Nous savions ce que nous nous apportions mutuellement et je pense que c’est à nouveau le cas maintenant avec Vormer, Mechele, Mignolet et Vanaken. Hans fait des choses remarquables. Qu’irait-il faire dans un club étranger moyen, pour un peu plus d’argent, alors qu’il est le grand monsieur de l’équipe? Philippe Clement fait aussi de l’excellent travail. Je ne suis pas surpris. Il s’est toujours intéressé au métier. Il est calme, il n’hésite pas à aligner des jeunes et sait gérer les vedettes. Car Lang n’est pas facile.

Le jeu d’Anderlecht te plaît-il?

STAELENS: Le problème d’Anderlecht, c’est qu’il veut toujours jouer depuis l’arrière, partout. C’est naïf. Compte tenu de ses qualités, il devrait être deuxième depuis longtemps. Le football ne consiste pas à monopoliser le ballon, mais à marquer. Parfois, Anderlecht me fait penser à la procession d’Echternach: deux pas en avant, un pas en arrière. Quand l’équipe récupère le ballon et que l’adversaire laisse une brèche, elle fait une passe latérale au lieu de jouer en profondeur. Du coup, tous les espaces se referment. Anderlecht, c’est 77% de possession, mais pas d’occasions. Pour être dangereux quand on récupère le ballon, il faut que les joueurs courent, mais ils veulent tous le ballon au pied. Je vois un train qui ne démarre pas et s’arrête à chaque gare.

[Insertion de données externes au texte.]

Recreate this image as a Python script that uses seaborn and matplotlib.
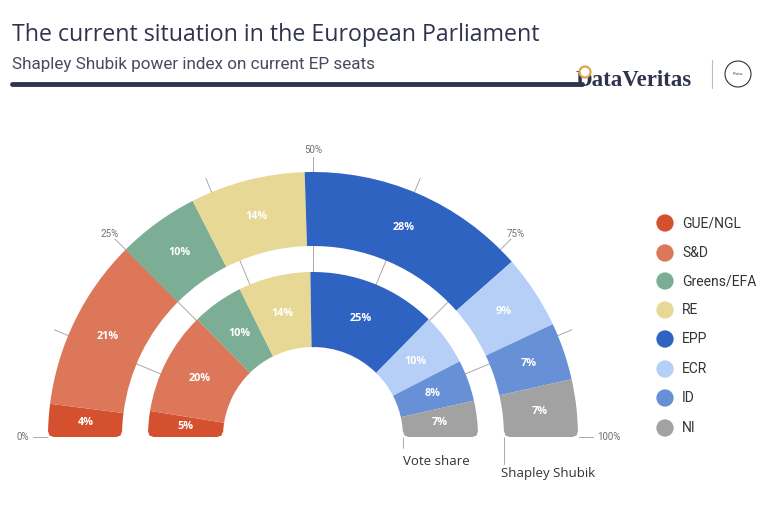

Il manque un patron en défense. Trebel est utile dans l’axe, car il donne de l’équilibre à l’équipe. Il peut être agressif quand il le faut. Il a cette intransigeance qui fait défaut à Anderlecht. Attention, je trouve bien que Kompany mise sur les jeunes, mais parfois je me pose cette question: « Est-ce parce que tout a toujours été facile pour lui, qu’il n’a jamais dû se battre, qu’il ne le demande pas à ses joueurs? » Je me rappelle Leekens, quand nous avions gagné, à l’issue d’un mauvais match. « On met les trois points dans notre valise et on s’en va », souriait Georges. Ça ne fait pas de tort de temps en temps.